### Requirements
Output all the data exactly. Pictures do not belong in the copy.

-------------------------

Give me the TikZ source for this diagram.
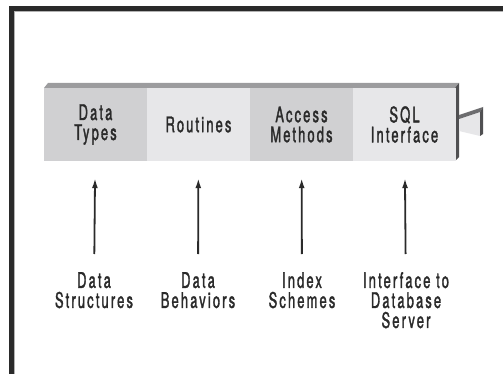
\documentclass[tikz,border=0pt]{standalone}
\usepackage{fontspec}
\usepackage{tikz}
\usetikzlibrary{arrows.meta}
\newfontfamily\condfont[FakeStretch=0.6,LetterSpace=10,FakeBold=1.5]{TeX Gyre Heros}
\definecolor{ink}{HTML}{2A2A2A}
\definecolor{segdark}{HTML}{D0D0D2}
\definecolor{seglight}{HTML}{E7E7E9}
\definecolor{topface}{HTML}{9C9C9E}
\definecolor{sideface}{HTML}{505052}
\tikzstyle{seg} = [minimum width=103pt, minimum height=73pt, inner sep=0pt, align=center, text=ink, font={\condfont\fontsize{21.5}{20}\selectfont}]
\tikzstyle{darkseg} = [fill=segdark]
\tikzstyle{lightseg} = [fill=seglight]
\tikzstyle{lab} = [anchor=north, inner sep=0pt, align=center, text=ink, font={\condfont\fontsize{21.5}{20}\selectfont}]
\tikzstyle{feed} = [-{Latex[length=10pt,width=6pt]}, draw=ink, line width=1.8pt, shorten >=17pt, shorten <=18pt]

\begin{document}
\begin{tikzpicture}[x=1pt,y=-1pt]
    \useasboundingbox (0,0) rectangle (503,374);
    \draw[ink, line width=4.5pt] (11.5,374) -- (11.5,8.5) -- (503,8.5);
    \draw[gray!60, line width=1pt] (14.2,374) -- (14.2,11.2) -- (503,11.2);
    \fill[topface] (44,88) -- (48,83) -- (459,83) -- (455,88) -- cycle;
    \fill[sideface] (455,88) -- (459,83) -- (459,157) -- (455,161) -- cycle;
    \fill[seglight] (459,119) -- (480,112) -- (480,136) -- (459,131) -- cycle;
    \fill[topface!70!black] (459,119) -- (459,115) -- (483,107) -- (480,112) -- cycle;
    \fill[sideface] (480,112) -- (483,107) -- (483,134) -- (480,136) -- cycle;
    \node[seg,darkseg](types) at (95.5,124.5){Data\\Types};
    \node[seg,lightseg](routines) at (198.5,124.5){Routines};
    \node[seg,darkseg](access) at (301.5,124.5){Access\\Methods};
    \node[seg,lightseg](sql) at (404.5,124.5){SQL\\Interface};
    \node[lab](structs) at (94,272){Data\\Structures};
    \node[lab](behav) at (198,272){Data\\Behaviors};
    \node[lab](index) at (302,272){Index\\Schemes};
    \node[lab](server) at (406,272){Interface to\\Database\\Server};
    \draw[feed](structs)--(types);
    \draw[feed](behav)--(routines);
    \draw[feed](index)--(access);
    \draw[feed](server)--(sql);
  \end{tikzpicture}
\end{document}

-------------------------

### Full output
Give me the TikZ source for this diagram.
\documentclass[tikz,border=0pt]{standalone}
\usepackage{fontspec}
\usepackage{tikz}
\usetikzlibrary{arrows.meta}
\newfontfamily\condfont[FakeStretch=0.6,LetterSpace=10,FakeBold=1.5]{TeX Gyre Heros}
\definecolor{ink}{HTML}{2A2A2A}
\definecolor{segdark}{HTML}{D0D0D2}
\definecolor{seglight}{HTML}{E7E7E9}
\definecolor{topface}{HTML}{9C9C9E}
\definecolor{sideface}{HTML}{505052}
\tikzstyle{seg} = [minimum width=103pt, minimum height=73pt, inner sep=0pt, align=center, text=ink, font={\condfont\fontsize{21.5}{20}\selectfont}]
\tikzstyle{darkseg} = [fill=segdark]
\tikzstyle{lightseg} = [fill=seglight]
\tikzstyle{lab} = [anchor=north, inner sep=0pt, align=center, text=ink, font={\condfont\fontsize{21.5}{20}\selectfont}]
\tikzstyle{feed} = [-{Latex[length=10pt,width=6pt]}, draw=ink, line width=1.8pt, shorten >=17pt, shorten <=18pt]

\begin{document}
\begin{tikzpicture}[x=1pt,y=-1pt]
    \useasboundingbox (0,0) rectangle (503,374);
    \draw[ink, line width=4.5pt] (11.5,374) -- (11.5,8.5) -- (503,8.5);
    \draw[gray!60, line width=1pt] (14.2,374) -- (14.2,11.2) -- (503,11.2);
    \fill[topface] (44,88) -- (48,83) -- (459,83) -- (455,88) -- cycle;
    \fill[sideface] (455,88) -- (459,83) -- (459,157) -- (455,161) -- cycle;
    \fill[seglight] (459,119) -- (480,112) -- (480,136) -- (459,131) -- cycle;
    \fill[topface!70!black] (459,119) -- (459,115) -- (483,107) -- (480,112) -- cycle;
    \fill[sideface] (480,112) -- (483,107) -- (483,134) -- (480,136) -- cycle;
    \node[seg,darkseg](types) at (95.5,124.5){Data\\Types};
    \node[seg,lightseg](routines) at (198.5,124.5){Routines};
    \node[seg,darkseg](access) at (301.5,124.5){Access\\Methods};
    \node[seg,lightseg](sql) at (404.5,124.5){SQL\\Interface};
    \node[lab](structs) at (94,272){Data\\Structures};
    \node[lab](behav) at (198,272){Data\\Behaviors};
    \node[lab](index) at (302,272){Index\\Schemes};
    \node[lab](server) at (406,272){Interface to\\Database\\Server};
    \draw[feed](structs)--(types);
    \draw[feed](behav)--(routines);
    \draw[feed](index)--(access);
    \draw[feed](server)--(sql);
  \end{tikzpicture}
\end{document}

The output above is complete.